Christophe Guilluy, géographe et auteur de « Fractures françaises », analyse le potentiel électoral du Front national.
Marine Le Pen vise à présent la Bretagne, où elle était en déplacement ce samedi. Vous pensez que son parti a une réelle possibilité de progression là-bas?
Le FN a globalement une marge de progression immense dans tout l'ouest. Et ce parti l'a bien compris. Les représentations de la France d'hier, tout comme la géographie électorale d'hier, sont en train de s'effacer. C'est la conséquence de la reconstruction sociale mais aussi économique des territoires. Aujourd'hui, il y a deux France, celle des métropoles, en phase avec la mondialisation, qui inclut les banlieues, et celle où se redéploient les nouvelles classes populaires. Des zones rurales, des petites villes, des petits villages, certaines zones périurbaines. Cela forme la France périphérique, où progresse le vote FN. Cette fracture touche à présent toutes les régions, y compris la Bretagne.
Sur notre carte, les villes prenables par le FN sont pourtant toutes situées dans l’Est de la France…
C’est parce qu’il faut avant tout regarder la dynamique électorale, la poussée très importante du vote FN dans l’Ouest aux dernières cantonales et évidemment à la présidentielle. Il augmente à l’extérieur des grandes métropoles, dans des territoires à l’écart de Rennes, Nantes, Brest ou Bordeaux.
C'est la crise qui accélère ce processus?
Ce qui vient de se produire en Bretagne est assez représentatif. Quand une entreprise du centre de la région vient à fermer, c'est le chômage total qui arrive. Dans cette France périphérique qui pèse 60% de la population, les mobilités sociale et résidentielle sont en train de s'effondrer. Compte tenu des logiques foncières et économiques, les gens sont coincés. Et c'est ce qui génère la radicalisation. Ce ne sont pas des territoires que la droite pourra conquérir. Ces populations ne sont pas pour le libre-échange, ne souscrive pas au programme économique de l’Ump. Depuis vingt ou trente ans, elles vivent l’échec des choix de gouvernements, qu’ils soient Ps ou Ump. Le FN parle maintenant à des actifs et à des jeunes qui ne sont plus du tout dans le clivage gauche-droite. Quand les champs du possible se restreignent, le vote FN augmente.

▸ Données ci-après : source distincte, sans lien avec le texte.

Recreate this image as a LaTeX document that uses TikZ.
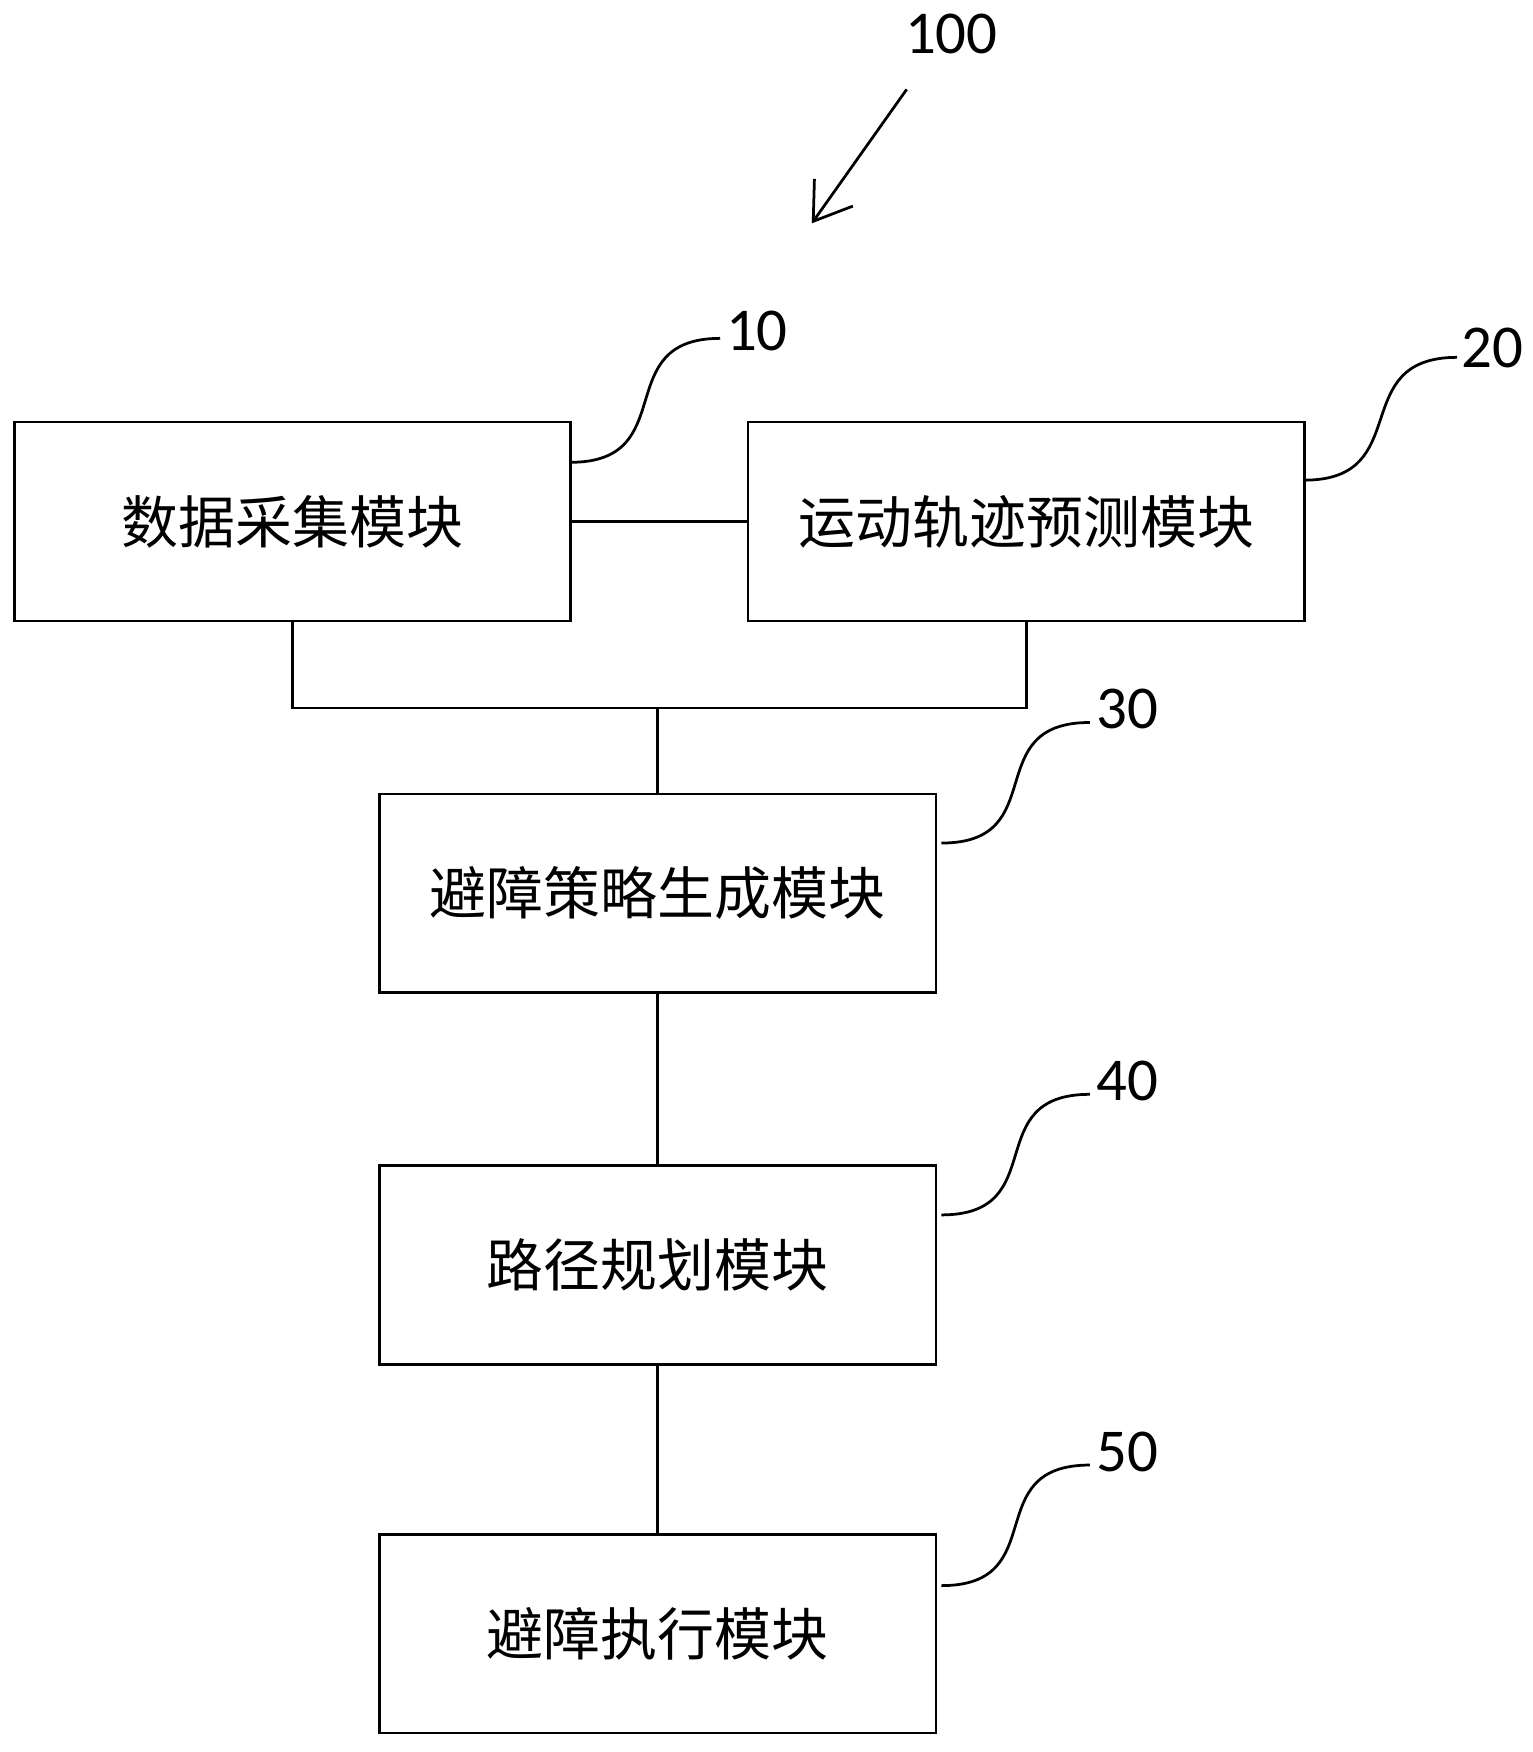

Il n’y a que le FN qui soit audible dans ces territoires ?
Le programme économique et social de Jean-Luc Melenchon est le même que celui de Marine Le Pen. Mais dans ces territoires, la question d’ordre culturel et identitaire est prégnante. Ce sont des personnes qui vivent à l’écart de la vie du monde, à l’écart de l’immigration. Quand Melenchon parle de l’ouverture des frontières, cela n’a pas d’impact. Il y a un discours à la fois social et culturel qu’a entièrement capté Marine Le Pen. Dire que c’est quelque chose de protestataire et de conjoncturel, c’est d’ailleurs se tromper sur l’analyse. Cela vient de très, très loin.
Vous avez rencontré le président il y a dix jours. Vous écoute t-il ?
Le gros problème de la classe politique dans son ensemble, c’est la représentation qu’elle se fait de la France. Elle est encore dans la France des trente glorieuses. L’enjeu est de prendre la mesure de cette nouvelle question sociale. Le vote FN n’est qu’un symptôme. En ce sens, il a un intérêt : il permet la prise de conscience des élus. Aujourd’hui, la France qui reste un pays très riche, tourne sans ses classes populaires. Tous ces gens, cela fait du monde. Et c’est le cœur du malaise français.